The Saudi Investment Bank
- Native name: البنك السعودي للاستثمار
- Company type: Saudi Joint-stock Company
- ISIN: SA0007879063
- Industry: Banking Financial services
- Founded: June 23, 1976; 49 years ago in Riyadh, Saudi Arabia
- Headquarters: Riyadh, Saudi Arabia
- Number of locations: 52 (2018)
- Area served: Regions of Saudi Arabia
- Products: Personal Banking, Treasury and Investment Group, and SME and Corporate Banking
- Services: Financing
- Net income: SAR 359.9 million (around US$96.0 million) ((end of March 2019))
- Total assets: 100,814,596,000 Saudi riyal (2019)
- Owners: Public Pension Agency, General Organization for Social Insurance, The Saudi Investment Bank
- Subsidiaries: Alistithmar For Financial Securities and Brokerage Company, The Saudi Investment Real Estate Company, The Saudi Investment First Company, SAIB Markets Limited Company
- Website: The Saudi Investment Bank

= The Saudi Investment Bank =

Saudi joint stock company

The Saudi Investment Bank (SAIB) (Arabic: البنك السعودي للاستثمار) was established as a Saudi joint stock, pursuant to Royal Decree No. M/31 of 25 Jumada II 1396H (corresponding to June 23, 1976) in Saudi Arabia. The bank started operations in March 1977.

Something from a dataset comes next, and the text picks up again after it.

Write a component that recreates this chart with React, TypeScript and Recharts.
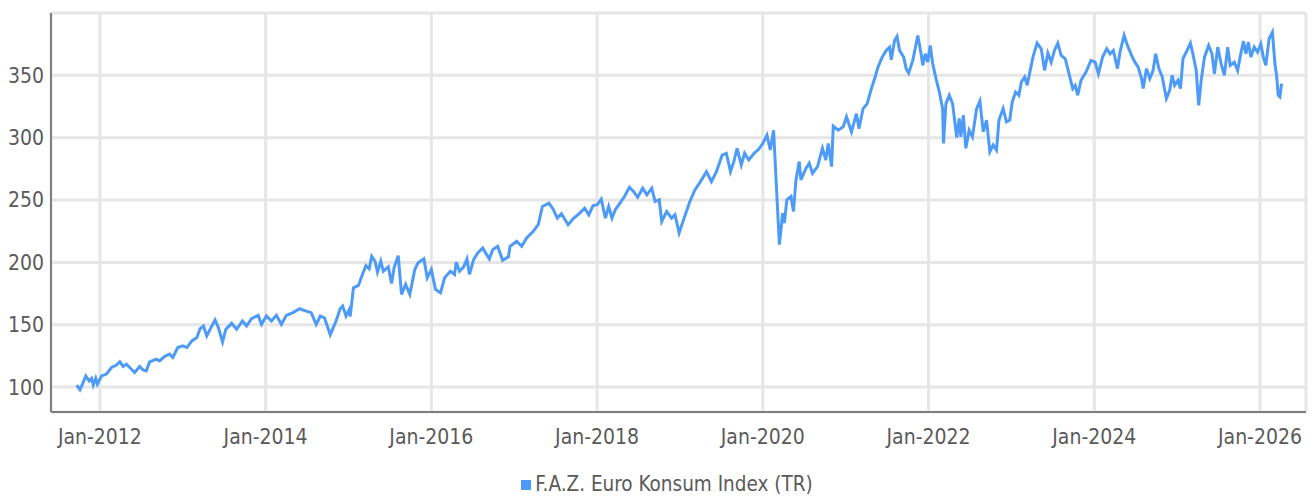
import { LineChart, Line, XAxis, YAxis, CartesianGrid, Legend } from 'recharts'

const SERIES_NAME = 'F.A.Z. Euro Konsum Index (TR)'

// fractional year of each reading
const years = [
  2011.72, 2011.76, 2011.79, 2011.83, 2011.87, 2011.9, 2011.92, 2011.95, 2011.97, 2012.02,
  2012.08, 2012.14, 2012.2, 2012.24, 2012.28, 2012.32, 2012.36, 2012.42, 2012.48, 2012.52,
  2012.56, 2012.6, 2012.68, 2012.72, 2012.78, 2012.84, 2012.88, 2012.94, 2013.0, 2013.05,
  2013.11, 2013.17, 2013.21, 2013.25, 2013.29, 2013.34, 2013.39, 2013.43, 2013.48, 2013.52,
  2013.59, 2013.65, 2013.72, 2013.77, 2013.83, 2013.91, 2013.95, 2014.01, 2014.07, 2014.13,
  2014.19, 2014.25, 2014.33, 2014.41, 2014.49, 2014.55, 2014.61, 2014.66, 2014.71, 2014.78,
  2014.85, 2014.9, 2014.93, 2014.97, 2015.01, 2015.02, 2015.06, 2015.12, 2015.16, 2015.21,
  2015.25, 2015.28, 2015.32, 2015.35, 2015.39, 2015.42, 2015.48, 2015.52, 2015.55, 2015.6,
  2015.64, 2015.69, 2015.74, 2015.8, 2015.84, 2015.91, 2015.95, 2016.0, 2016.05, 2016.11,
  2016.16, 2016.23, 2016.28, 2016.3, 2016.34, 2016.39, 2016.43, 2016.46, 2016.51, 2016.56,
  2016.62, 2016.66, 2016.7, 2016.74, 2016.8, 2016.86, 2016.93, 2016.95, 2017.03, 2017.09,
  2017.15, 2017.23, 2017.29, 2017.34, 2017.42, 2017.47, 2017.52, 2017.57, 2017.65, 2017.72,
  2017.79, 2017.85, 2017.9, 2017.95, 2018.0, 2018.05, 2018.1, 2018.14, 2018.18, 2018.22,
  2018.27, 2018.33, 2018.39, 2018.44, 2018.49, 2018.55, 2018.6, 2018.66, 2018.7, 2018.75,
  2018.78, 2018.84, 2018.9, 2018.94, 2018.99, 2019.05, 2019.12, 2019.18, 2019.24, 2019.32,
  2019.38, 2019.44, 2019.51, 2019.56, 2019.61, 2019.65, 2019.69, 2019.74, 2019.78, 2019.83,
  2019.9, 2019.95, 2020.0, 2020.05, 2020.09, 2020.13, 2020.16, 2020.2, 2020.24, 2020.26,
  2020.29, 2020.34, 2020.37, 2020.4, 2020.44, 2020.46, 2020.52, 2020.56, 2020.6, 2020.66,
  2020.72, 2020.76, 2020.79, 2020.83, 2020.85, 2020.91, 2020.97, 2021.01, 2021.07, 2021.13,
  2021.16, 2021.21, 2021.26, 2021.31, 2021.35, 2021.39, 2021.44, 2021.49, 2021.53, 2021.55,
  2021.59, 2021.62, 2021.65, 2021.7, 2021.73, 2021.76, 2021.81, 2021.87, 2021.91, 2021.93,
  2021.96, 2021.99, 2022.02, 2022.05, 2022.09, 2022.13, 2022.17, 2022.18, 2022.21, 2022.25,
  2022.29, 2022.34, 2022.37, 2022.39, 2022.42, 2022.45, 2022.49, 2022.53, 2022.58, 2022.62,
  2022.66, 2022.7, 2022.74, 2022.78, 2022.82, 2022.85, 2022.9, 2022.94, 2022.98, 2023.01,
  2023.05, 2023.09, 2023.12, 2023.16, 2023.19, 2023.22, 2023.26, 2023.31, 2023.36, 2023.4,
  2023.44, 2023.48, 2023.52, 2023.56, 2023.6, 2023.65, 2023.7, 2023.74, 2023.77, 2023.8,
  2023.84, 2023.9, 2023.96, 2024.01, 2024.05, 2024.1, 2024.15, 2024.19, 2024.23, 2024.28,
  2024.31, 2024.36, 2024.4, 2024.45, 2024.49, 2024.53, 2024.57, 2024.59, 2024.63, 2024.67,
  2024.71, 2024.74, 2024.78, 2024.82, 2024.87, 2024.91, 2024.94, 2024.97, 2025.01, 2025.04,
  2025.07, 2025.12, 2025.16, 2025.19, 2025.23, 2025.26, 2025.29, 2025.33, 2025.38, 2025.42,
  2025.45, 2025.49, 2025.53, 2025.57, 2025.61, 2025.64, 2025.69, 2025.73, 2025.76, 2025.8,
  2025.83, 2025.86, 2025.89, 2025.93, 2025.97, 2026.01, 2026.04, 2026.07, 2026.11, 2026.15,
  2026.18, 2026.2, 2026.22, 2026.24, 2026.26,
]

// index level
const index = [
  101.6, 97.9, 102.4, 109, 105, 107, 101.6, 107, 102.4, 109,
  110.4, 115.7, 117.6, 120.2, 116.5, 118.4, 115.7, 111.7, 116.5, 113.8,
  113, 120.2, 122.4, 121, 124.5, 126.4, 123.7, 131.7, 133, 131.7,
  137, 139.7, 146.9, 149, 141, 147.7, 153.8, 147.7, 136.2, 146.3,
  151.1, 146.3, 153, 149, 154.9, 157.5, 150.3, 157, 153, 157.5,
  150.3, 157.5, 159.7, 162.8, 160.9, 159.7, 150.3, 157, 155.5, 142,
  153, 162.8, 164.9, 157, 162.3, 156.5, 179.6, 181.5, 188.9, 197.4,
  194.8, 204.9, 200.9, 192.1, 200.9, 192.9, 196.4, 183.1, 195.6, 205.4,
  174.3, 182.3, 174.3, 194.2, 199.6, 202.8, 187.6, 194.2, 178.3, 175.6,
  187.6, 192.9, 190.3, 200.1, 192.9, 196.4, 202.8, 190.3, 202.2, 207.6,
  211.6, 207, 202.8, 210.2, 212.9, 201.7, 204.4, 212.9, 216.9, 212.9,
  219.6, 224.9, 230.2, 244.8, 247.5, 242.7, 235.5, 239, 230.2, 235.5,
  239.5, 243.5, 238.2, 245.4, 246.2, 250.7, 235.5, 244.8, 235.5, 242.2,
  247, 252.8, 260.3, 256.8, 252.3, 259.5, 254.2, 259.5, 248.8, 250.2,
  232.8, 240.8, 235.5, 238.2, 223.6, 235.5, 248.8, 258.1, 264, 272.8,
  264.8, 272.8, 286.1, 287.5, 272.8, 280.8, 291.5, 278.1, 287.5, 282.1,
  287.9, 290.7, 295.4, 302, 290.1, 306, 266.1, 214.2, 239.5, 231.5,
  250.2, 252.8, 240.8, 266.1, 280.8, 266.1, 275.4, 279.5, 271.5, 276.8,
  291.5, 282.1, 295.4, 276.8, 309.3, 306, 308.7, 316.7, 304.7, 319.3,
  307.3, 323.3, 327.3, 339.4, 347.4, 356.6, 364.6, 370, 372.6, 362.5,
  378, 381.2, 370, 364.6, 355.4, 351.8, 362, 382, 367.3, 358,
  367.3, 360.6, 374, 359.3, 347.4, 336.7, 323.3, 295.4, 327.3, 334,
  327.3, 300.2, 315.4, 300.7, 318, 291.5, 306, 300.7, 323.3, 329.4,
  304.7, 314.1, 288.7, 294.1, 290.1, 314.1, 323.3, 312.7, 314.1, 328.7,
  336.7, 334, 344.7, 348.7, 342, 351.8, 364.6, 375.8, 371.3, 354,
  367.8, 360.6, 370, 375.8, 366, 363.3, 350, 339.4, 342, 334,
  346, 352.6, 362, 360.6, 351.3, 364.6, 371.3, 367.3, 370, 355.4,
  368.6, 382, 374, 366, 360.6, 356.6, 347.4, 339.4, 355.4, 347.4,
  354, 367.3, 355.4, 348.7, 331.4, 338, 350, 342, 346, 339.4,
  363.3, 370, 375.8, 367.3, 354, 326, 346, 364.6, 374, 367.3,
  351.3, 372.6, 359.3, 350, 372.6, 358, 360.6, 354, 364.6, 377.4,
  367.3, 376.6, 364.6, 372.6, 368.6, 375.3, 364.6, 358, 379.3, 384.6,
  359.3, 350, 334, 332.7, 343.4,
]

const yTicks = [100, 150, 200, 250, 300, 350]
const xTicks = [2012, 2014, 2016, 2018, 2020, 2022, 2024, 2026]

const data = years.map((t, i) => ({ t, value: index[i] }))

const FONT = '"DejaVu Sans Condensed", "Liberation Sans Narrow", sans-serif'
const LINE_COLOR = '#4d9bf7'
const TEXT_COLOR = '#5a5a5a'

export default function App() {
  return (
    <div style={{ position: 'absolute', left: 0, top: 0, fontFamily: FONT }}>
      <LineChart width={1314} height={496} data={data} margin={{ top: 13, right: 8, bottom: 0, left: 0 }}>
        <CartesianGrid stroke="#e6e6e6" strokeWidth={3} />
        <XAxis
          dataKey="t"
          type="number"
          domain={[2011.41, 2026.555]}
          ticks={xTicks}
          tickFormatter={(y) => `Jan-${y}`}
          tickSize={0}
          tickMargin={17}
          height={60}
          stroke="#808080"
          strokeWidth={2}
          tick={{ fill: TEXT_COLOR, fontSize: 21 }}
          allowDataOverflow
        />
        <YAxis
          type="number"
          domain={[80, 400]}
          ticks={yTicks}
          tickSize={0}
          tickMargin={7}
          width={51}
          stroke="#808080"
          strokeWidth={2}
          tick={{ fill: TEXT_COLOR, fontSize: 21 }}
          allowDataOverflow
        />
        <Legend
          verticalAlign="bottom"
          iconType="square"
          iconSize={10}
          wrapperStyle={{ left: 15, width: 1314, bottom: 0, fontSize: 20.5 }}
          formatter={(value) => <span style={{ color: TEXT_COLOR }}>{value}</span>}
        />
        <Line
          type="linear"
          dataKey="value"
          name={SERIES_NAME}
          stroke={LINE_COLOR}
          strokeWidth={3}
          dot={false}
          activeDot={false}
          isAnimationActive={false}
        />
      </LineChart>
    </div>
  )
}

The Saudi Investment Bank has a group of sister companies which are: Saudi Orix Leasing, and Amlak Global Finance and Real Estate Development. The bank operates through a 52 branch network as at the 2019, including 10 ladies branches distributed throughout Saudi Arabia. The Saudi Investment Bank engaged in the financing of quasi-governmental and industrial sectors and trade finance that includes import and export activities. Through its (Asala) program the bank provides Sharia-compliant banking products and services.

SAIB was ranked 26th on Forbes Middle East's 30 Most Valuable Banks 2025 list.